Evangelische Kirche in Deutschland - Pressemitteilung vom 10.11.2013

"Die Heilige Schrift als Maß und Mitte evangelischer Urteilsbildung"

Nikolaus Schneider hält Ratsbericht vor EKD-Synode in Düsseldorf



Der Vorsitzende des Rates der Evangelischen Kirche in Deutschland (EKD), Nikolaus Schneider, hat am heutigen Sonntag vor der 6. Tagung der 11. Synode der EKD seinen Ratsbericht gehalten.
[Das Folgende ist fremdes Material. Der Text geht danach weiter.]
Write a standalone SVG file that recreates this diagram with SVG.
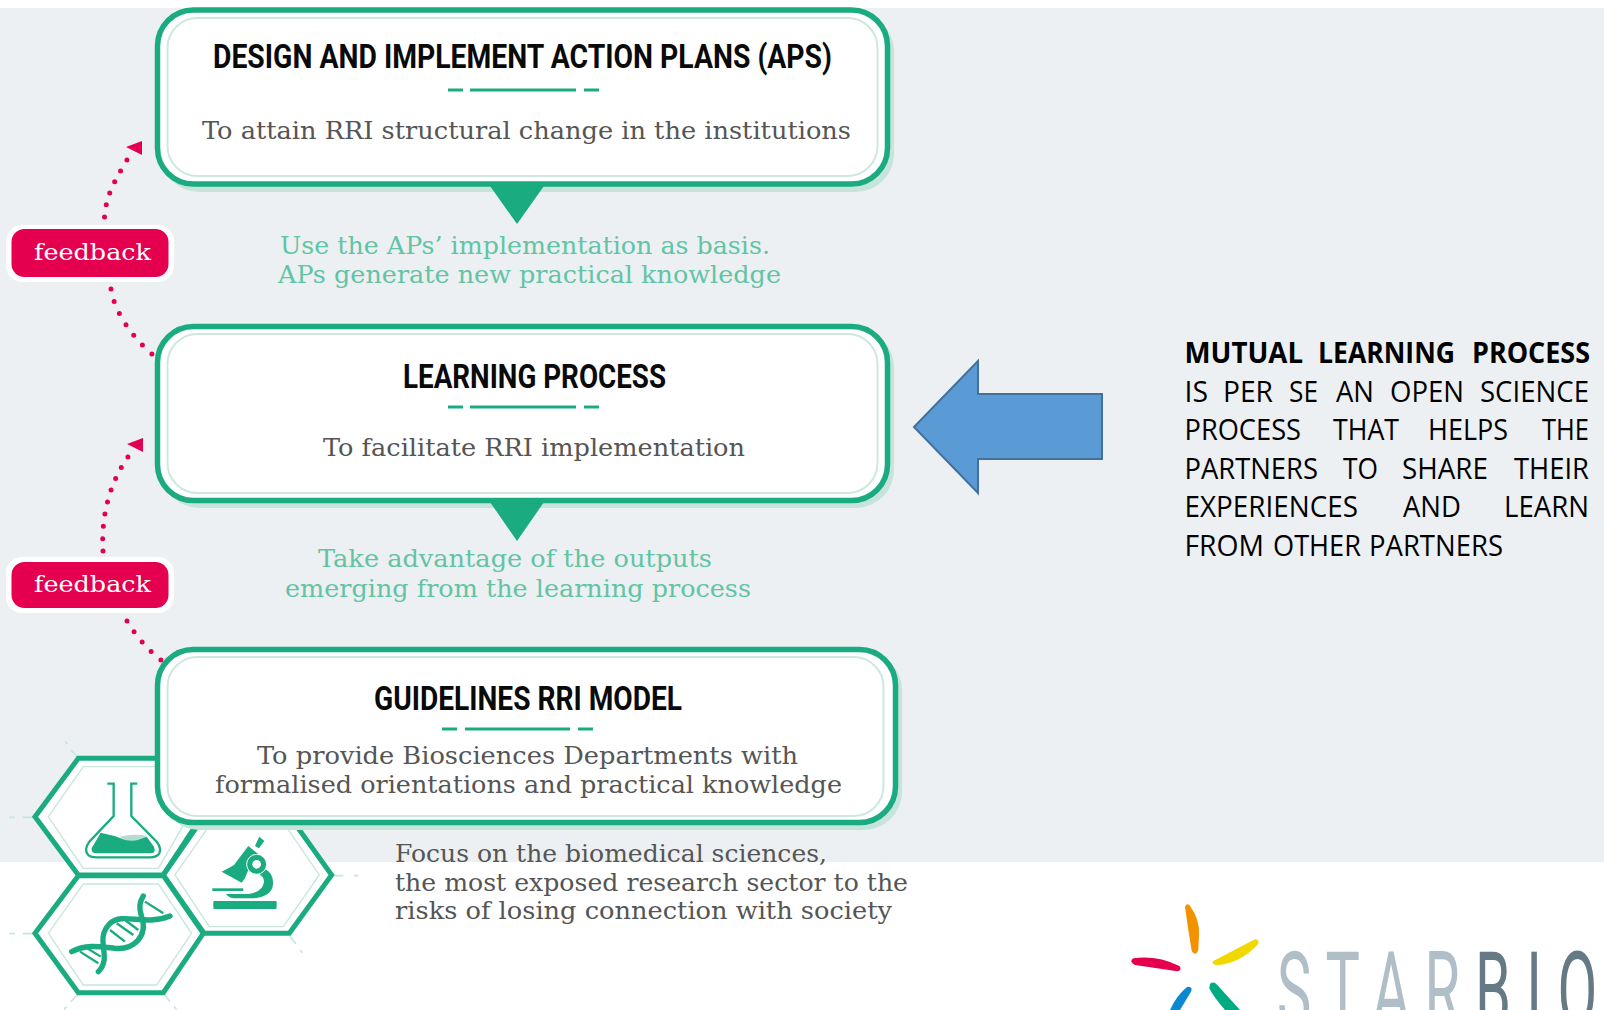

Unter dem Titel "Die Heilige Schrift als Maß und Mitte evangelischer Urteilsbildung" entfaltete Schneider die Bedeutung und den Gebrauch der Bibel in heutiger Zeit. Schneider begann mit der Feststellung: "Alles theologische Nachdenken über Gott und die Welt beginnt und endet mit der Heiligen Schrift, sie ist der Schatz, das Herz, die große Liebe der reformatorischen Kirchen." Er machte deutlich, dass es zum "Kern reformatorischer Einsichten" gehöre "kein Amt und keine Person anzuerkennen, das oder die Gottes Wort in Menschenworten eindeutig und abschließend" zu definieren beanspruche, vielmehr gelte, so der Ratsvorsitzende: "Es ist eine bleibende und immer neue Aufgabe reformatorischer Theologie und kirchlicher Äußerungen, die Schrift durch die Schrift im Diskurs der Glaubenden auszulegen." Auf diesem "kommunikativen Weg" werde der reformatorische Grundsatz "sola scriptura" verwirklicht.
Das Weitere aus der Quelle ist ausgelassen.